What could be wrong with the humble to-do list?
It seems like nothing more than an elegant if low-tech solution to dumping the swirl of tasks in your brain onto paper, keeping track of progress and giving yourself a series of little post-check pats on the back. But according to Jim Benson, author of Personal Kanban, your to-do list may actually be stressing you out.
If your list contains more work than you can get done in a relatively short time horizon, Benson explained in a recent interview, you tend to get crazy, flail, and attend only to what's most obviously urgent at the moment rather than larger underlying issues that might actually be more meaningful. In other words, things unfold much like the famous clip from I Love Lucy where she takes a shift on the production line of an overly speedy chocolate factory.
Instead of overburdening your mind with too many tasks, Benson suggests a technique adopted from Toyota's manufacturing process, which is also the title of his book.
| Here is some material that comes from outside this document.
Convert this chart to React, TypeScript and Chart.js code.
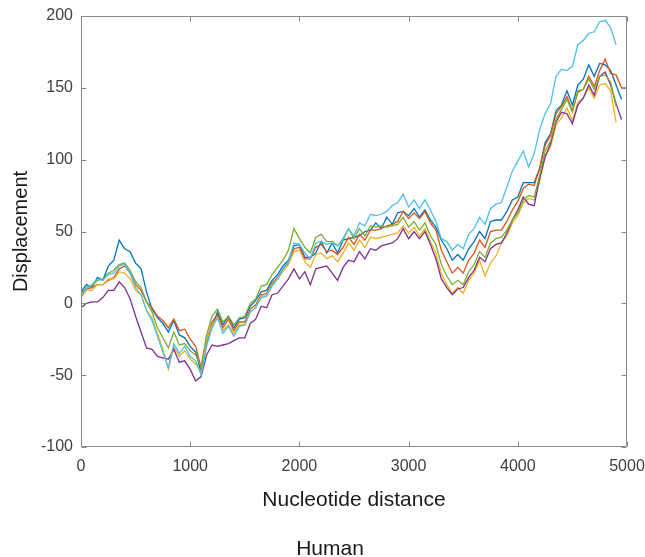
import React, { useEffect, useRef } from "react";
import { Chart, registerables } from "chart.js";

Chart.register(...registerables);

// nucleotide spacing between successive samples
const STEP_NT = 50;

const X_TICKS = [0, 1000, 2000, 3000, 4000, 5000];
const Y_TICKS = [-100, -50, 0, 50, 100, 150, 200];

const X_TITLE = "Nucleotide distance";
const Y_TITLE = "Displacement";
const CAPTION = "Human";

const blueSeries = [
  8, 13, 11, 18, 16, 26, 30, 44, 38, 36,
  28, 24, 8, -4, -10, -14, -20, -12, -22, -24,
  -30, -34, -48, -28, -16, -6, -15, -9, -17, -11,
  -10, -2, 2, 8, 9, 16, 20, 26, 30, 40,
  41, 32, 32, 35, 43, 35, 42, 35, 44, 45,
  46, 47, 50, 51, 56, 52, 60, 55, 63, 64,
  61, 66, 60, 65, 58, 53, 44, 38, 30, 34,
  30, 38, 43, 50, 45, 57, 58, 58, 64, 72,
  74, 84, 84, 84, 94, 112, 118, 134, 138, 148,
  138, 152, 156, 166, 158, 167, 166, 162, 152, 142,
];

const orangeSeries = [
  5, 10, 11, 13, 13, 16, 18, 24, 26, 21,
  13, 9, 1, -3, -9, -12, -17, -11, -19, -18,
  -25, -30, -45, -26, -13, -8, -17, -11, -19, -13,
  -13, -4, -1, 6, 7, 14, 18, 24, 28, 38,
  39, 31, 31, 39, 41, 36, 37, 34, 39, 46,
  41, 48, 44, 51, 51, 52, 54, 55, 57, 64,
  59, 63, 59, 64, 56, 51, 37, 29, 21, 25,
  21, 30, 35, 44, 39, 50, 51, 51, 57, 65,
  71, 80, 83, 82, 94, 110, 117, 132, 137, 144,
  134, 147, 149, 158, 151, 162, 170, 160, 159, 150,
  150,
];

const yellowSeries = [
  4, 9, 9, 13, 13, 17, 17, 22, 21, 17,
  9, 6, -5, -10, -21, -32, -46, -30, -37, -33,
  -39, -42, -48, -26, -15, -10, -19, -15, -21, -15,
  -15, -6, -3, 5, 6, 13, 17, 22, 27, 36,
  37, 29, 25, 34, 35, 31, 33, 29, 35, 42,
  37, 44, 39, 46, 45, 46, 47, 48, 49, 54,
  49, 53, 47, 52, 43, 35, 21, 13, 7, 11,
  7, 16, 21, 30, 19, 28, 33, 42, 47, 56,
  61, 70, 73, 72, 85, 102, 109, 124, 129, 136,
  127, 140, 143, 150, 143, 152, 153, 148, 126,
];

const purpleSeries = [
  -3, 0, 1, 1, 4, 9, 9, 15, 11, 3,
  -9, -20, -31, -32, -37, -38, -39, -32, -41, -40,
  -46, -54, -51, -36, -29, -30, -29, -28, -26, -24,
  -24, -14, -11, -2, -3, 6, 7, 12, 17, 24,
  17, 22, 13, 24, 25, 26, 21, 16, 25, 30,
  29, 36, 31, 38, 37, 40, 41, 42, 45, 52,
  45, 50, 45, 50, 41, 31, 17, 11, 6, 10,
  11, 18, 23, 32, 29, 38, 41, 42, 49, 58,
  65, 74, 69, 68, 87, 102, 111, 126, 133, 132,
  125, 138, 143, 152, 145, 158, 161, 152, 139, 128,
];

const greenSeries = [
  7, 11, 12, 16, 17, 21, 23, 27, 28, 23,
  15, 11, 1, -6, -17, -24, -31, -20, -29, -28,
  -33, -36, -44, -22, -9, -4, -13, -9, -15, -10,
  -9, 0, 3, 12, 13, 20, 25, 30, 37, 52,
  45, 39, 35, 46, 48, 43, 43, 40, 45, 52,
  45, 52, 47, 54, 53, 54, 53, 54, 55, 60,
  53, 57, 51, 56, 47, 41, 27, 19, 13, 16,
  13, 22, 27, 36, 32, 42, 45, 46, 51, 58,
  63, 72, 75, 74, 89, 106, 113, 128, 135, 142,
  133, 148, 149, 156, 149, 158, 159, 154, 137,
];

const cyanSeries = [
  5, 11, 13, 17, 16, 20, 21, 26, 27, 21,
  11, 6, -5, -12, -23, -34, -45, -28, -35, -30,
  -37, -40, -50, -30, -17, -10, -21, -16, -23, -16,
  -15, -6, -3, 4, 5, 12, 17, 24, 29, 42,
  41, 35, 31, 42, 43, 41, 42, 40, 44, 52,
  47, 56, 54, 62, 61, 62, 64, 68, 70, 76,
  67, 72, 66, 72, 65, 57, 45, 43, 37, 41,
  38, 48, 52, 60, 55, 66, 69, 70, 81, 92,
  99, 106, 95, 104, 121, 132, 139, 158, 163, 162,
  165, 180, 183, 188, 189, 196, 197, 192, 180,
];

const SERIES_VALUES = [blueSeries, orangeSeries, yellowSeries, purpleSeries, greenSeries, cyanSeries];
const SERIES_NAMES = ["Seq 1", "Seq 2", "Seq 3", "Seq 4", "Seq 5", "Seq 6"];
const SERIES_COLORS = ["#0072BD", "#D95319", "#EDB120", "#7E2F8E", "#77AC30", "#4DBEEE"];

const FONT = "'Liberation Sans', Arial, Helvetica, sans-serif";
const AXIS_COLOR = "#8a8a8a";
const TICK_TEXT = "#404040";
const TITLE_TEXT = "#1a1a1a";

const framePlugin = {
  id: "matlabFrame",
  afterDraw(chart: any) {
    const { ctx, chartArea } = chart;
    const { left, right, top, bottom } = chartArea;
    const xs = chart.scales.x;
    const ys = chart.scales.y;
    ctx.save();
    ctx.strokeStyle = AXIS_COLOR;
    ctx.lineWidth = 1;
    const L = Math.round(left) + 0.5;
    const R = Math.round(right) - 0.5;
    const T = Math.round(top) + 0.5;
    const B = Math.round(bottom) - 0.5;
    ctx.beginPath();
    ctx.rect(L, T, R - L, B - T);
    const tl = 5;
    X_TICKS.forEach((v) => {
      const p = Math.round(xs.getPixelForValue(v)) + 0.5;
      ctx.moveTo(p, B);
      ctx.lineTo(p, B - tl);
      ctx.moveTo(p, T);
      ctx.lineTo(p, T + tl);
    });
    Y_TICKS.forEach((v) => {
      const p = Math.round(ys.getPixelForValue(v)) + 0.5;
      ctx.moveTo(L, p);
      ctx.lineTo(L + tl, p);
      ctx.moveTo(R, p);
      ctx.lineTo(R - tl, p);
    });
    ctx.stroke();

    ctx.fillStyle = TITLE_TEXT;
    ctx.textAlign = "center";
    ctx.textBaseline = "middle";
    ctx.font = `21px ${FONT}`;
    ctx.fillText(X_TITLE, (left + right) / 2, 500);
    ctx.fillText(CAPTION, 330, 549);
    ctx.save();
    ctx.translate(21, (top + bottom) / 2);
    ctx.rotate(-Math.PI / 2);
    ctx.font = `20px ${FONT}`;
    ctx.fillText(Y_TITLE, 0, 0);
    ctx.restore();
    ctx.restore();
  },
};

export default function App() {
  const ref = useRef<HTMLCanvasElement | null>(null);

  useEffect(() => {
    document.body.style.margin = "0";
    const canvas = ref.current;
    if (!canvas) return;
    const datasets = SERIES_VALUES.map((vals, i) => ({
      label: SERIES_NAMES[i],
      data: vals.map((v, k) => ({ x: k * STEP_NT, y: v })),
      borderColor: SERIES_COLORS[i],
      backgroundColor: SERIES_COLORS[i],
      borderWidth: 1.3,
      pointRadius: 0,
      tension: 0,
      fill: false,
      order: SERIES_VALUES.length - i,
    }));
    const chart = new Chart(canvas, {
      type: "line",
      data: { datasets },
      options: {
        animation: false,
        responsive: false,
        devicePixelRatio: 1,
        layout: { padding: { top: 16, right: 18, left: 0, bottom: 0 } },
        plugins: {
          legend: { display: false },
          tooltip: { enabled: false },
          title: { display: false },
        },
        scales: {
          x: {
            type: "linear",
            min: 0,
            max: 5000,
            grid: { display: false, drawTicks: false },
            border: { display: false },
            afterBuildTicks: (s: any) => {
              s.ticks = X_TICKS.map((v) => ({ value: v }));
            },
            afterFit: (s: any) => {
              s.height = 110;
              s.paddingLeft = 0;
              s.paddingRight = 0;
            },
            ticks: {
              autoSkip: false,
              maxRotation: 0,
              padding: 10,
              color: TICK_TEXT,
              font: { family: FONT, size: 16 },
              callback: (v: any) => String(v),
            },
          },
          y: {
            type: "linear",
            min: -100,
            max: 200,
            grid: { display: false, drawTicks: false },
            border: { display: false },
            afterBuildTicks: (s: any) => {
              s.ticks = Y_TICKS.map((v) => ({ value: v }));
            },
            afterFit: (s: any) => {
              s.width = 81;
              s.paddingTop = 0;
              s.paddingBottom = 0;
            },
            ticks: {
              autoSkip: false,
              padding: 8,
              color: TICK_TEXT,
              font: { family: FONT, size: 16 },
              callback: (v: any) => String(v),
            },
          },
        },
      },
      plugins: [framePlugin],
    });
    return () => chart.destroy();
  }, []);

  return (
    <div style={{ width: 645, height: 557, position: "relative", background: "#fff" }}>
      <canvas ref={ref} width={645} height={557} style={{ display: "block" }} />
    </div>
  );
}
He explains this "personal kanban" to Fast Company:
What we do is take a whiteboard and create three simple columns: Ready, Doing, and Done. In the Ready column, you populate that with Post-it notes of things you're supposed to do. In the Doing column, you set a limit--we recommend three things, though it can be higher or lower. So now instead of having a theoretically unlimited capacity for work, you now have a very visible limited capacity for work.
When you complete something, you look at the Ready list, and you say, "Okay, I've got one slot out of three. What is it I can put here that’s of highest value?"… Each of those columns are vital, because the Ready column is showing you options--previously your to-do list was a death sentence, but now it’s turned into options. The Doing column says "Here's the list of things I'm working on; I can't start anything else until I complete one; finish it!" Then the Done column allows a growing real-time retrospective of your work.
Benson, of course, isn't the only person peddling alternatives and improvements to the traditional to-do list. If his personal kanban approach doesn't suit you, maybe advice on improving your list's verbs, a suggestion to employ a NOT to-do list, a switch to a zen-like focus on your 'One Thing,' or a detailed explanation of how to move from working off a to-do list to working off a calendar will suit you better.
What approach to task-management works best for you? Are you ready to ditch the old-fashioned to-do list?